Problem description: The complete listing should be restated exactly.

--

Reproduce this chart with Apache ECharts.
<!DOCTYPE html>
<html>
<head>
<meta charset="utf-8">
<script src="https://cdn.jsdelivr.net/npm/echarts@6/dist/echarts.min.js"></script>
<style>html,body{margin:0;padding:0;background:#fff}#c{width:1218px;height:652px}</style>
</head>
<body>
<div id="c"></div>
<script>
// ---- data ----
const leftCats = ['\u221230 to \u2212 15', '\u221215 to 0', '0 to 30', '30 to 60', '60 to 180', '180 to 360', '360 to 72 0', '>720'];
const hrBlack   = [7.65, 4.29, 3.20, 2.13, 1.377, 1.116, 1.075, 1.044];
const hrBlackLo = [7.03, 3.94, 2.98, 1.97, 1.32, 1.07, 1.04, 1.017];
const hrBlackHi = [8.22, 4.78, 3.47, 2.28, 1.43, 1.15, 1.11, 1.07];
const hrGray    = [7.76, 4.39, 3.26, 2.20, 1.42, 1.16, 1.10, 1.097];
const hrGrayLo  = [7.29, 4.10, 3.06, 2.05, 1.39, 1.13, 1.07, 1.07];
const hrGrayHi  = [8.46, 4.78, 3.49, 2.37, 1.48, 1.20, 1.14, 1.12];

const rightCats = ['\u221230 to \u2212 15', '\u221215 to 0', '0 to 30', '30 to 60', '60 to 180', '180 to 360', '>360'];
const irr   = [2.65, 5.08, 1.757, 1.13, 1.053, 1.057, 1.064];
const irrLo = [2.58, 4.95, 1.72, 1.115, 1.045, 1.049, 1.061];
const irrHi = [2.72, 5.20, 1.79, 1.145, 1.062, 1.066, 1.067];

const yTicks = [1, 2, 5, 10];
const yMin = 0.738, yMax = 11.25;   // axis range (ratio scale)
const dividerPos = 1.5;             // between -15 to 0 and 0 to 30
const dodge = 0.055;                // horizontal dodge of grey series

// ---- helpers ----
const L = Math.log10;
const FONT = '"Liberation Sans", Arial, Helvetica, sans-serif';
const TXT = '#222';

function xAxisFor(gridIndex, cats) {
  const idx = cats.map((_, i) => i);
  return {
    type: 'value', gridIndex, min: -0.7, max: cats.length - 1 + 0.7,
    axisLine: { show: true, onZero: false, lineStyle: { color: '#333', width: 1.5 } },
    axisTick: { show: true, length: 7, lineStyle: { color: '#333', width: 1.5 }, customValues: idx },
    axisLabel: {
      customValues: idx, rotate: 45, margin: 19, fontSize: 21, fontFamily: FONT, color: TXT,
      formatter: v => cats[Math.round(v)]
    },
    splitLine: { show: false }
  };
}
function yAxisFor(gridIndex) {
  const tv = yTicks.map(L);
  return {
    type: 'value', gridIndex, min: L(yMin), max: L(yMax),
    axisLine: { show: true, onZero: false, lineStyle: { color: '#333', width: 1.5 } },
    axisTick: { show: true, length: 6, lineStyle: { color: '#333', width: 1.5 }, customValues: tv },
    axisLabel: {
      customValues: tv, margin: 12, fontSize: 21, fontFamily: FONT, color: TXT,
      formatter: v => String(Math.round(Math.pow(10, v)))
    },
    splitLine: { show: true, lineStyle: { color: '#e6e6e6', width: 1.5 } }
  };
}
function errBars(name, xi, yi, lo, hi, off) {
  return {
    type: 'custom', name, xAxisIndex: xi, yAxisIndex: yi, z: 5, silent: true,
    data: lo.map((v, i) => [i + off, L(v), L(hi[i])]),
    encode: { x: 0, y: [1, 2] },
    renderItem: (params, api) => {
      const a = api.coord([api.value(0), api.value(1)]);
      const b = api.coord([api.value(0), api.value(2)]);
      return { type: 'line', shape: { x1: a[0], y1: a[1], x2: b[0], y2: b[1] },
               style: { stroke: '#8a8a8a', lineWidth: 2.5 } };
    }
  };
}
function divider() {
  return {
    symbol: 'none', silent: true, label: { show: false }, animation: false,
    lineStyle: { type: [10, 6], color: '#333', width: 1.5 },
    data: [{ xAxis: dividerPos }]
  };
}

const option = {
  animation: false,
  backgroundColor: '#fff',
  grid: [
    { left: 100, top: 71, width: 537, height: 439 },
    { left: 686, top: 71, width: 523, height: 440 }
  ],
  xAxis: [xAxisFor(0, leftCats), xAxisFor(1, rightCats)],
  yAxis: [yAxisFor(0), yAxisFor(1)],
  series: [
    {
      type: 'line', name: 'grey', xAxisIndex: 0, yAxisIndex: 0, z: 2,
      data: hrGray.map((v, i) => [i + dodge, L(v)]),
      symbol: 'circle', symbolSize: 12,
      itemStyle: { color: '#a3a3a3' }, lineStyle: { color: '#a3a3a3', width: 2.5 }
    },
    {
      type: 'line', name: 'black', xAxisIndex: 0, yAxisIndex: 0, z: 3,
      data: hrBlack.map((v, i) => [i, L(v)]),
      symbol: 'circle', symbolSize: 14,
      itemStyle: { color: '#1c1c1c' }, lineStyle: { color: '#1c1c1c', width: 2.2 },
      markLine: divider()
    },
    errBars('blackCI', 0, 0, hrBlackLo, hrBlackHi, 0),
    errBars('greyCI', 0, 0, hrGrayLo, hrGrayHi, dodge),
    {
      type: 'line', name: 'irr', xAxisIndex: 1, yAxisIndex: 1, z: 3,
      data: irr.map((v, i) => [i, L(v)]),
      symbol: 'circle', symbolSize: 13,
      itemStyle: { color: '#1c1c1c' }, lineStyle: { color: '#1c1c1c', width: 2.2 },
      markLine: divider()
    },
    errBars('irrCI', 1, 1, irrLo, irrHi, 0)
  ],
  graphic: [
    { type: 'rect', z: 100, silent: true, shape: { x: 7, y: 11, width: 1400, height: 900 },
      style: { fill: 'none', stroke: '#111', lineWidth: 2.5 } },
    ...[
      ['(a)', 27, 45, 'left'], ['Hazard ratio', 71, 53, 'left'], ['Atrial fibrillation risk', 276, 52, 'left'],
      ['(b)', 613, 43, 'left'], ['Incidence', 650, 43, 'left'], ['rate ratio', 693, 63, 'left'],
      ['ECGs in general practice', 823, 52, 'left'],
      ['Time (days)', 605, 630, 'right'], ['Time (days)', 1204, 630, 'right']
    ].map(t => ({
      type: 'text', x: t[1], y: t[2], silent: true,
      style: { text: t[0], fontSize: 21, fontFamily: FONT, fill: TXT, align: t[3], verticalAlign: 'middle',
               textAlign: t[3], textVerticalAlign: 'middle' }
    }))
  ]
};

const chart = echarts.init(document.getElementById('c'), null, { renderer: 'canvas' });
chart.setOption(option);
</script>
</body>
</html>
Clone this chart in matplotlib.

--

The response:
Reproduce this chart with Apache ECharts.
<!DOCTYPE html>
<html>
<head>
<meta charset="utf-8">
<script src="https://cdn.jsdelivr.net/npm/echarts@6/dist/echarts.min.js"></script>
<style>html,body{margin:0;padding:0;background:#fff}#c{width:1218px;height:652px}</style>
</head>
<body>
<div id="c"></div>
<script>
// ---- data ----
const leftCats = ['\u221230 to \u2212 15', '\u221215 to 0', '0 to 30', '30 to 60', '60 to 180', '180 to 360', '360 to 72 0', '>720'];
const hrBlack   = [7.65, 4.29, 3.20, 2.13, 1.377, 1.116, 1.075, 1.044];
const hrBlackLo = [7.03, 3.94, 2.98, 1.97, 1.32, 1.07, 1.04, 1.017];
const hrBlackHi = [8.22, 4.78, 3.47, 2.28, 1.43, 1.15, 1.11, 1.07];
const hrGray    = [7.76, 4.39, 3.26, 2.20, 1.42, 1.16, 1.10, 1.097];
const hrGrayLo  = [7.29, 4.10, 3.06, 2.05, 1.39, 1.13, 1.07, 1.07];
const hrGrayHi  = [8.46, 4.78, 3.49, 2.37, 1.48, 1.20, 1.14, 1.12];

const rightCats = ['\u221230 to \u2212 15', '\u221215 to 0', '0 to 30', '30 to 60', '60 to 180', '180 to 360', '>360'];
const irr   = [2.65, 5.08, 1.757, 1.13, 1.053, 1.057, 1.064];
const irrLo = [2.58, 4.95, 1.72, 1.115, 1.045, 1.049, 1.061];
const irrHi = [2.72, 5.20, 1.79, 1.145, 1.062, 1.066, 1.067];

const yTicks = [1, 2, 5, 10];
const yMin = 0.738, yMax = 11.25;   // axis range (ratio scale)
const dividerPos = 1.5;             // between -15 to 0 and 0 to 30
const dodge = 0.055;                // horizontal dodge of grey series

// ---- helpers ----
const L = Math.log10;
const FONT = '"Liberation Sans", Arial, Helvetica, sans-serif';
const TXT = '#222';

function xAxisFor(gridIndex, cats) {
  const idx = cats.map((_, i) => i);
  return {
    type: 'value', gridIndex, min: -0.7, max: cats.length - 1 + 0.7,
    axisLine: { show: true, onZero: false, lineStyle: { color: '#333', width: 1.5 } },
    axisTick: { show: true, length: 7, lineStyle: { color: '#333', width: 1.5 }, customValues: idx },
    axisLabel: {
      customValues: idx, rotate: 45, margin: 19, fontSize: 21, fontFamily: FONT, color: TXT,
      formatter: v => cats[Math.round(v)]
    },
    splitLine: { show: false }
  };
}
function yAxisFor(gridIndex) {
  const tv = yTicks.map(L);
  return {
    type: 'value', gridIndex, min: L(yMin), max: L(yMax),
    axisLine: { show: true, onZero: false, lineStyle: { color: '#333', width: 1.5 } },
    axisTick: { show: true, length: 6, lineStyle: { color: '#333', width: 1.5 }, customValues: tv },
    axisLabel: {
      customValues: tv, margin: 12, fontSize: 21, fontFamily: FONT, color: TXT,
      formatter: v => String(Math.round(Math.pow(10, v)))
    },
    splitLine: { show: true, lineStyle: { color: '#e6e6e6', width: 1.5 } }
  };
}
function errBars(name, xi, yi, lo, hi, off) {
  return {
    type: 'custom', name, xAxisIndex: xi, yAxisIndex: yi, z: 5, silent: true,
    data: lo.map((v, i) => [i + off, L(v), L(hi[i])]),
    encode: { x: 0, y: [1, 2] },
    renderItem: (params, api) => {
      const a = api.coord([api.value(0), api.value(1)]);
      const b = api.coord([api.value(0), api.value(2)]);
      return { type: 'line', shape: { x1: a[0], y1: a[1], x2: b[0], y2: b[1] },
               style: { stroke: '#8a8a8a', lineWidth: 2.5 } };
    }
  };
}
function divider() {
  return {
    symbol: 'none', silent: true, label: { show: false }, animation: false,
    lineStyle: { type: [10, 6], color: '#333', width: 1.5 },
    data: [{ xAxis: dividerPos }]
  };
}

const option = {
  animation: false,
  backgroundColor: '#fff',
  grid: [
    { left: 100, top: 71, width: 537, height: 439 },
    { left: 686, top: 71, width: 523, height: 440 }
  ],
  xAxis: [xAxisFor(0, leftCats), xAxisFor(1, rightCats)],
  yAxis: [yAxisFor(0), yAxisFor(1)],
  series: [
    {
      type: 'line', name: 'grey', xAxisIndex: 0, yAxisIndex: 0, z: 2,
      data: hrGray.map((v, i) => [i + dodge, L(v)]),
      symbol: 'circle', symbolSize: 12,
      itemStyle: { color: '#a3a3a3' }, lineStyle: { color: '#a3a3a3', width: 2.5 }
    },
    {
      type: 'line', name: 'black', xAxisIndex: 0, yAxisIndex: 0, z: 3,
      data: hrBlack.map((v, i) => [i, L(v)]),
      symbol: 'circle', symbolSize: 14,
      itemStyle: { color: '#1c1c1c' }, lineStyle: { color: '#1c1c1c', width: 2.2 },
      markLine: divider()
    },
    errBars('blackCI', 0, 0, hrBlackLo, hrBlackHi, 0),
    errBars('greyCI', 0, 0, hrGrayLo, hrGrayHi, dodge),
    {
      type: 'line', name: 'irr', xAxisIndex: 1, yAxisIndex: 1, z: 3,
      data: irr.map((v, i) => [i, L(v)]),
      symbol: 'circle', symbolSize: 13,
      itemStyle: { color: '#1c1c1c' }, lineStyle: { color: '#1c1c1c', width: 2.2 },
      markLine: divider()
    },
    errBars('irrCI', 1, 1, irrLo, irrHi, 0)
  ],
  graphic: [
    { type: 'rect', z: 100, silent: true, shape: { x: 7, y: 11, width: 1400, height: 900 },
      style: { fill: 'none', stroke: '#111', lineWidth: 2.5 } },
    ...[
      ['(a)', 27, 45, 'left'], ['Hazard ratio', 71, 53, 'left'], ['Atrial fibrillation risk', 276, 52, 'left'],
      ['(b)', 613, 43, 'left'], ['Incidence', 650, 43, 'left'], ['rate ratio', 693, 63, 'left'],
      ['ECGs in general practice', 823, 52, 'left'],
      ['Time (days)', 605, 630, 'right'], ['Time (days)', 1204, 630, 'right']
    ].map(t => ({
      type: 'text', x: t[1], y: t[2], silent: true,
      style: { text: t[0], fontSize: 21, fontFamily: FONT, fill: TXT, align: t[3], verticalAlign: 'middle',
               textAlign: t[3], textVerticalAlign: 'middle' }
    }))
  ]
};

const chart = echarts.init(document.getElementById('c'), null, { renderer: 'canvas' });
chart.setOption(option);
</script>
</body>
</html>
Clone this chart in matplotlib.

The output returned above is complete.